Las palabras nunca son solo palabras. Son barcos, que decía Montero, y llevan toda suerte de travesías en sus esloras, como tienen las anclas salpicadas de moluscos y herrumbre de lugares sobre los que han ido envejeciendo.
Las palabras nunca son palabras, sino barcos, y navegan de época en época, fabricadas con materiales que se van modernizando, pero cuya misión es siempre la misma: flotar, no hundirse, no precipitarse al fondo aquel del que Arquímedes encontró una escapatoria inesperada y certera.

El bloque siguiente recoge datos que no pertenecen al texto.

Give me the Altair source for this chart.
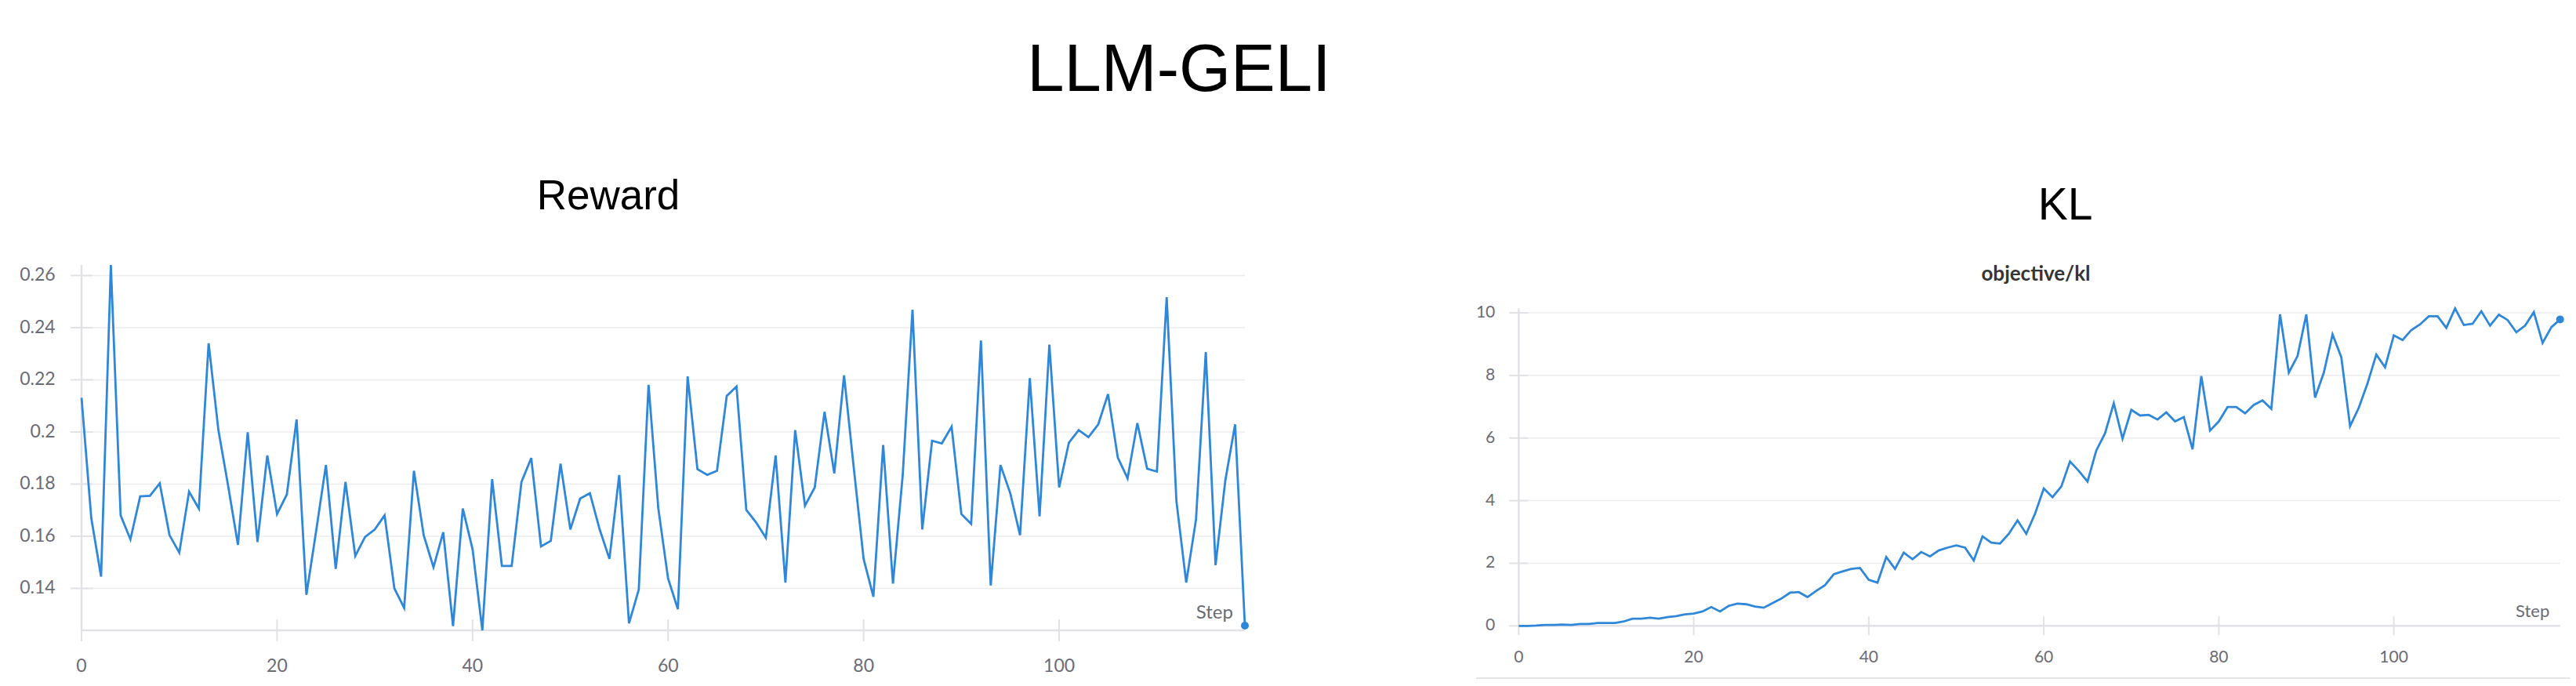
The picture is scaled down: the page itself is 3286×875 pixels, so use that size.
import altair as alt
import pandas as pd

# ---------------- data ----------------
steps = list(range(120))

reward = [
    0.2131, 0.1669, 0.1445, 0.2640, 0.1680, 0.1588, 0.1753, 0.1755, 0.1803, 0.1604,
    0.1537, 0.1771, 0.1706, 0.2340, 0.2007, 0.1792, 0.1567, 0.1999, 0.1578, 0.1910,
    0.1685, 0.1760, 0.2048, 0.1375, 0.1620, 0.1873, 0.1475, 0.1808, 0.1524, 0.1597,
    0.1626, 0.1680, 0.1400, 0.1325, 0.1851, 0.1604, 0.1481, 0.1615, 0.1255, 0.1706,
    0.1550, 0.1239, 0.1819, 0.1486, 0.1486, 0.1808, 0.1900, 0.1561, 0.1582, 0.1878,
    0.1626, 0.1744, 0.1765, 0.1626, 0.1513, 0.1835, 0.1266, 0.1395, 0.2181, 0.1706,
    0.1438, 0.1320, 0.2213, 0.1857, 0.1835, 0.1851, 0.2138, 0.2174, 0.1701, 0.1653,
    0.1594, 0.1910, 0.1422, 0.2007, 0.1717, 0.1787, 0.2077, 0.1841, 0.2217, 0.1860,
    0.1513, 0.1368, 0.1950, 0.1418, 0.1835, 0.2469, 0.1626, 0.1966, 0.1956, 0.2020,
    0.1685, 0.1647, 0.2351, 0.1411, 0.1873, 0.1765, 0.1604, 0.2206, 0.1676, 0.2335,
    0.1787, 0.1959, 0.2007, 0.1980, 0.2029, 0.2145, 0.1902, 0.1822, 0.2034, 0.1859,
    0.1848, 0.2517, 0.1733, 0.1422, 0.1664, 0.2306, 0.1489, 0.1814, 0.2029, 0.1257,
]

kl = [
    0.00, 0.00, 0.01, 0.03, 0.03, 0.04, 0.03, 0.06, 0.06, 0.09,
    0.09, 0.09, 0.14, 0.23, 0.23, 0.26, 0.23, 0.28, 0.31, 0.37,
    0.39, 0.46, 0.60, 0.46, 0.64, 0.71, 0.69, 0.62, 0.58, 0.73,
    0.87, 1.06, 1.08, 0.92, 1.12, 1.30, 1.65, 1.74, 1.82, 1.85,
    1.47, 1.38, 2.20, 1.82, 2.34, 2.13, 2.36, 2.22, 2.41, 2.50,
    2.57, 2.50, 2.09, 2.86, 2.66, 2.63, 2.94, 3.37, 2.94, 3.58,
    4.39, 4.11, 4.45, 5.25, 4.95, 4.61, 5.60, 6.15, 7.11, 5.98,
    6.90, 6.72, 6.74, 6.59, 6.82, 6.53, 6.67, 5.64, 7.98, 6.24,
    6.53, 6.99, 6.99, 6.79, 7.06, 7.20, 6.93, 9.95, 8.09, 8.62,
    9.95, 7.29, 8.09, 9.31, 8.58, 6.38, 6.97, 7.75, 8.67, 8.26,
    9.28, 9.13, 9.45, 9.63, 9.89, 9.89, 9.52, 10.14, 9.61, 9.65,
    10.05, 9.59, 9.94, 9.77, 9.38, 9.59, 10.02, 9.04, 9.54, 9.79,
]

reward_ticks = [0.14, 0.16, 0.18, 0.20, 0.22, 0.24, 0.26]
kl_ticks = [0, 2, 4, 6, 8, 10]
step_ticks = [0, 20, 40, 60, 80, 100]

main_title = "LLM-GELI"
reward_title = "Reward"
kl_title = "KL"
kl_subtitle = "objective/kl"
x_name = "Step"

# ---------------- style ----------------
W, H = 3270, 859
LINE = "#2f87d9"
AXIS = "#e1e1e6"
GRID = "#ececef"
LABEL = "#6b6b76"
FONT = "Lato"
TFONT = "Liberation Sans"


def panel(values, ticks, fmt, xr, yr, th, xlab_dy, ylab_dx, lsize, sdx, sdy, ssize):
    df = pd.DataFrame({"step": steps, "value": values})
    one = pd.DataFrame({"k": [0]})
    xt = pd.DataFrame({"t": step_ticks})
    yt = pd.DataFrame({"t": ticks})
    ymin, ymax = min(values), max(values)
    xs = alt.Scale(domain=[0, 119], range=xr, nice=False, zero=False)
    ys = alt.Scale(domain=[ymin, ymax], range=yr, nice=False, zero=False)

    def X(field):
        return alt.X(field, scale=xs, axis=None)

    def Y(field):
        return alt.Y(field, scale=ys, axis=None)

    x0 = alt.XDatum(0, scale=xs, axis=None)
    ybot = alt.YDatum(ymin, scale=ys, axis=None)

    grid = alt.Chart(yt).mark_rule(color=GRID, strokeWidth=1.5).encode(
        y=Y("t:Q"), x=x0, x2=alt.datum(119)
    )
    xbase = alt.Chart(one).mark_rule(color=AXIS, strokeWidth=2.5).encode(
        y=ybot, x=x0, x2=alt.datum(119)
    )
    ybase = alt.Chart(one).mark_rule(color=AXIS, strokeWidth=2.5).encode(
        x=x0, y=ybot, y2=alt.datum(ymax)
    )
    xticks = alt.Chart(xt).mark_tick(
        orient="vertical", size=2 * th, thickness=2, color=AXIS, opacity=1
    ).encode(x=X("t:Q"), y=ybot)
    yticks = alt.Chart(yt).mark_tick(
        orient="horizontal", size=2 * th, thickness=2, color=AXIS, opacity=1
    ).encode(x=x0, y=Y("t:Q"))
    xlabels = alt.Chart(xt).mark_text(
        align="center", baseline="top", dy=xlab_dy, font=FONT, fontSize=lsize, color=LABEL
    ).encode(x=X("t:Q"), y=ybot, text=alt.Text("t:Q", format="d"))
    ylabels = alt.Chart(yt).mark_text(
        align="right", baseline="middle", dx=ylab_dx, font=FONT, fontSize=lsize, color=LABEL
    ).encode(x=x0, y=Y("t:Q"), text=alt.Text("t:Q", format=fmt))

    line = alt.Chart(df).mark_line(color=LINE, strokeWidth=2.8).encode(
        x=X("step:Q"), y=Y("value:Q")
    )
    last = alt.Chart(df).transform_filter(alt.datum.step == 119).mark_point(
        filled=True, size=100, color=LINE, opacity=1
    ).encode(x=X("step:Q"), y=Y("value:Q"))

    step_lbl = alt.Chart(one).mark_text(
        text=x_name, align="right", baseline="alphabetic", dx=sdx, dy=sdy,
        font=FONT, fontSize=ssize, color=LABEL,
    ).encode(x=alt.XDatum(119, scale=xs, axis=None), y=ybot)

    return alt.layer(grid, xbase, ybase, xticks, yticks, xlabels, ylabels,
                     line, last, step_lbl)


reward_panel = panel(
    reward, reward_ticks, ".2~f", [96, 1580], [796, 330.1],
    14, 34.7, -33.3, 23, -15, -15.4, 24,
)
kl_panel = panel(
    kl, kl_ticks, "d", [1929.3, 3257.7], [790.3, 385.4],
    12, 29.7, -30, 21, -13.4, -11.6, 22,
)


def label(text, x, y, size, font=TFONT, weight="normal", color="#000000"):
    return alt.Chart(pd.DataFrame({"t": [text]})).mark_text(
        align="center", baseline="alphabetic", font=font, fontSize=size,
        fontWeight=weight, color=color,
    ).encode(x=alt.value(x), y=alt.value(y), text="t:N")


border = alt.Chart(pd.DataFrame({"k": [0]})).mark_rule(
    color="#e4e4e4", strokeWidth=2
).encode(x=alt.value(1875), x2=alt.value(3270), y=alt.value(857))

chart = alt.layer(
    reward_panel,
    kl_panel,
    label(main_title, 1496, 108.4, 85),
    label(reward_title, 768, 258.7, 53),
    label(kl_title, 2626.7, 272, 57),
    label(kl_subtitle, 2589, 350, 26, font=FONT, weight="bold", color="#353535"),
    border,
).resolve_scale(x="independent", y="independent").properties(
    width=W, height=H, padding=0, background="white",
    autosize=alt.AutoSizeParams(type="none"),
).configure_view(stroke=None)

chart.save("out.html", embed_options={"renderer": "svg", "actions": False})
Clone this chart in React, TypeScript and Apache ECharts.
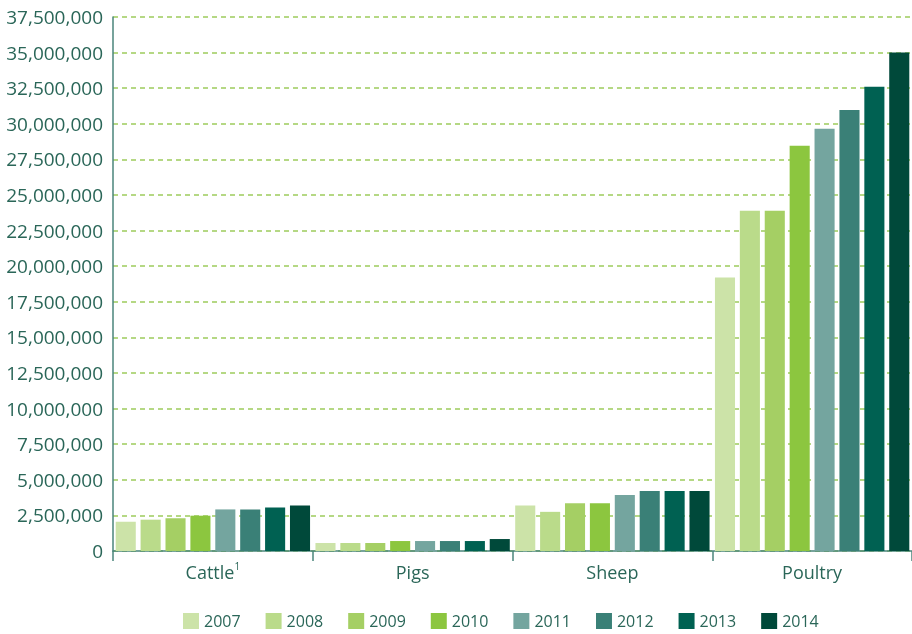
import React, { useEffect, useRef } from "react";
import * as echarts from "echarts";

const categories = ["Cattle", "Pigs", "Sheep", "Poultry"];
const years = ["2007", "2008", "2009", "2010", "2011", "2012", "2013", "2014"];
const colors = ["#cce3a8", "#badb8a", "#a5cf64", "#8cc63f", "#74a59f", "#3a8077", "#006152", "#00493a"];

const v2007 = [2050000, 560000, 3200000, 19200000];
const v2008 = [2200000, 560000, 2750000, 23900000];
const v2009 = [2300000, 560000, 3360000, 23900000];
const v2010 = [2480000, 700000, 3360000, 28450000];
const v2011 = [2920000, 700000, 3940000, 29650000];
const v2012 = [2920000, 700000, 4220000, 30970000];
const v2013 = [3060000, 700000, 4220000, 32600000];
const v2014 = [3200000, 840000, 4220000, 35000000];
const seriesValues = [v2007, v2008, v2009, v2010, v2011, v2012, v2013, v2014];

const textColor = "#2a6658";
const font = "'Open Sans', 'Noto Sans', sans-serif";

export default function App() {
  const ref = useRef<HTMLDivElement>(null);
  useEffect(() => {
    if (!ref.current) return;
    const chart = echarts.init(ref.current, undefined, { renderer: "svg" });
    chart.setOption({
      animation: false,
      textStyle: { fontFamily: font },
      grid: { left: 113, right: 0, top: 17, bottom: 83 },
      legend: {
        data: years,
        left: 183,
        top: 612,
        padding: 0,
        itemWidth: 16,
        itemHeight: 16,
        itemGap: 25,
        icon: "rect",
        textStyle: { fontSize: 16, lineHeight: 18, color: textColor, fontFamily: font },
      },
      xAxis: {
        type: "category",
        data: categories,
        axisLine: { lineStyle: { color: "#4a857b", width: 1.5 } },
        axisTick: { show: true, length: 10, lineStyle: { color: "#4a857b", width: 1.5 } },
        axisLabel: {
          margin: 10,
          color: textColor,
          fontFamily: font,
          formatter: (v: string) => (v === "Cattle" ? "{a|Cattle}{s|1}" : "{a|" + v + "}"),
          rich: {
            a: { fontSize: 18, color: textColor, fontFamily: font, lineHeight: 22 },
            s: { fontSize: 10, color: textColor, fontFamily: font, verticalAlign: "top", lineHeight: 14 },
          },
        },
      },
      yAxis: {
        type: "value",
        min: 0,
        max: 37500000,
        interval: 2500000,
        axisLine: { show: true, lineStyle: { color: "#4a857b", width: 1.5 } },
        axisTick: { show: false },
        axisLabel: {
          margin: 10,
          fontSize: 19,
          color: textColor,
          fontFamily: font,
          formatter: (v: number) => v.toLocaleString("en-US"),
        },
        splitLine: { show: true, lineStyle: { color: "#9dcb5c", type: [5, 4], width: 1.5 } },
      },
      series: seriesValues.map((vals, i) => ({
        name: years[i],
        type: "bar",
        data: vals,
        barGap: "24%",
        barCategoryGap: "2.7%",
        itemStyle: { color: colors[i] },
      })),
    });
    return () => chart.dispose();
  }, []);
  return <div ref={ref} style={{ position: "fixed", left: 0, top: 0, width: 912, height: 634 }} />;
}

Demasiado preámbulo, siempre me lo dicen quienes me leen con los ojos chicos. Y mientras escribo esto, no dejo de pensar que preámbulo, omoplato, autóctono o Guartuna, son palabras que marcan un tiempo, una época, que se va derramando lentamente por las comisuras de los labios.
Si no fuera tan inculto, no me asombrarían tanto las palabras inesperadas que recibo, algunas veces, como una promesa de sintonía y, las más de las veces, como una barrera infranqueable de las de, colega, ¡ni de coña!
Y si fuera menos inculto, quizás sabría del daño que hacen las palabras: las que nos dicen, las que decimos, pero, sobre todo, de las que no. De las que esperamos que nos acaricien cuando más bajos estamos, de esas palabras exactas que siempre se nos ocurren cuando ha pasado todo de largo y la herida ya está sangrando.
Quizás no sea rabia lo que me tiene con este desasosiego insólito. Sino una indigestión de palabras no dichas, un revuelto de frases de amor y de odio, unos «te necesito ahora» liados con ciertos «vete a tomar por culo», que fermentan en el estómago y producen efectos secundarios en el sueño de las pastillas.
Por eso escribo. Cada vez me parece más claro el desafío y más profunda la cicatriz de escribir para poder decir lo secreto, eso que siempre estoy a punto de decir y que nunca digo, eso que tanto aliviaría este runrún de sinvivires que llevo hirviendo en la cabeza.
Aliviaría decirlas en voz alta o, mejor aún, gritárselas a un mar embravecido o al eco de una montaña que no se sobresalte.
Pero es que las palabras nunca son sólo palabras y, de sobra lo sé, suele suceder que ni siquiera con decirlas escribirlas basta.